The text doesn’t tell us why Rebecca favored Jacob.  But we know that she knew God’s will was with the tent-dweller, with the smooth one, an ish tam, blameless, man of integrity.  His life became enormously complicated from the moment that he first donned those hairy goatskins.

From Rebecca’s first veiling and dressing Jacob up in goatskins, the sequence of masks reverberates on.  Leah is veiled when she poses as Rachel under the wedding canopy.  Later Laban ironically quips:  “it is not done in our country, to give away the younger before the first born” (Gen. 29:26), as if to say:  “While you may pose as the older son and steal a blessing, we don’t displace the right of the first born.”  Jacobs own sons dupe their father with Joseph’s cloak dipped in goat’s blood.  Tamar, his daughter-in-law, also dons a veil and sits at the crossroads of Enaim in harlot’s garb in order to seduce Judah.  She becomes the progenitor of kings, establishing the Davidic line towards the Messiah.

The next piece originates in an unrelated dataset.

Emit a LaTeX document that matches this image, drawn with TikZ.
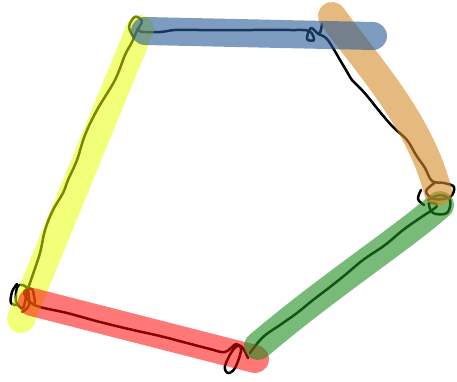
\documentclass[tikz,border=0pt]{standalone}
\definecolor{hlyellow}{RGB}{230,255,0}
\definecolor{hlred}{RGB}{255,0,0}
\definecolor{hlgreen}{RGB}{30,140,30}
\definecolor{hlorange}{RGB}{214,140,40}
\definecolor{hlblue}{RGB}{40,90,150}
\begin{document}
\begin{tikzpicture}[x=1pt,y=-1pt,
  marker/.style={line width=28pt,line cap=round,draw opacity=#1},
  ink/.style={line width=2.5pt,line cap=round,line join=round}]
\useasboundingbox (0,0) rectangle (457,381);
% pen strokes
\draw[ink] plot[smooth,tension=0.6] coordinates {
(134,38) (129,27) (135,17) (142,21) (139,31) (160,32) (175,30)
(200,30) (250,30) (290,30) (309,31) (314,40) (307,39) (311,28) (319,34) (322,24)
};
\draw[ink] plot[smooth,tension=0.6] coordinates {
(318,34) (326,38) (333,48) (340,60) (346,70) (352,80) (360,88)
(368,97) (380,112) (393,127) (407,140) (416,155) (425,168) (432,181)
(444,183) (454,187) (450,197) (434,199) (426,191) (436,182)
};
\draw[ink] plot[smooth,tension=0.6] coordinates {
(421,190) (418,199) (424,205)
};
\draw[ink] plot[smooth,tension=0.6] coordinates {
(428,200) (440,195) (450,200) (447,213) (433,213) (429,203) (437,206)
(420,218) (403,230) (385,245) (363,260) (345,275) (330,287)
(313,300) (297,313) (280,325) (263,337) (250,353)
};
\draw[ink] plot[smooth,tension=0.6] coordinates {
(248,358) (241,346) (233,350) (225,366) (228,373) (235,368) (241,350)
(236,344) (225,352) (210,349) (187,343) (160,336) (133,330) (100,322)
(67,313) (40,307) (30,302) (24,292) (32,289) (35,303)
};
\draw[ink] plot[smooth,tension=0.6] coordinates {
(138,28) (132,42) (125,55) (115,80) (97,110) (85,135) (77,160)
(68,180) (63,193) (53,210) (45,230) (40,253) (32,277) (27,292)
(23,308) (16,301) (18,286) (27,288) (29,305) (22,312)
};
\draw[ink] plot[smooth,tension=0.6] coordinates {
(17,284) (12,292) (11,303) (18,305)
};
% highlighter strokes
\draw[marker=0.53,hlyellow] (140,29) -- (21,319);
\draw[marker=0.53,hlred] (32,302) -- (255,359);
\draw[marker=0.6,hlgreen] (440,205) .. controls (400,240) and (330,285) .. (258,346);
\draw[marker=0.6,hlorange] (332,16) .. controls (365,62) and (420,120) .. (438,192);
\draw[marker=0.6,hlblue] (145,31) -- (373,36);
\end{tikzpicture}
\end{document}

So my question remains: why do biblical women choose the circuitous path, the road “not taken”, and why does God ally with them?  “It is possible to be in a plot and not know it.”  Yet, the women seem to know, forging a path through the brambles of history, like a prince hacking his way through roses and thorns to Sleeping Beauty, towards the final Awakening.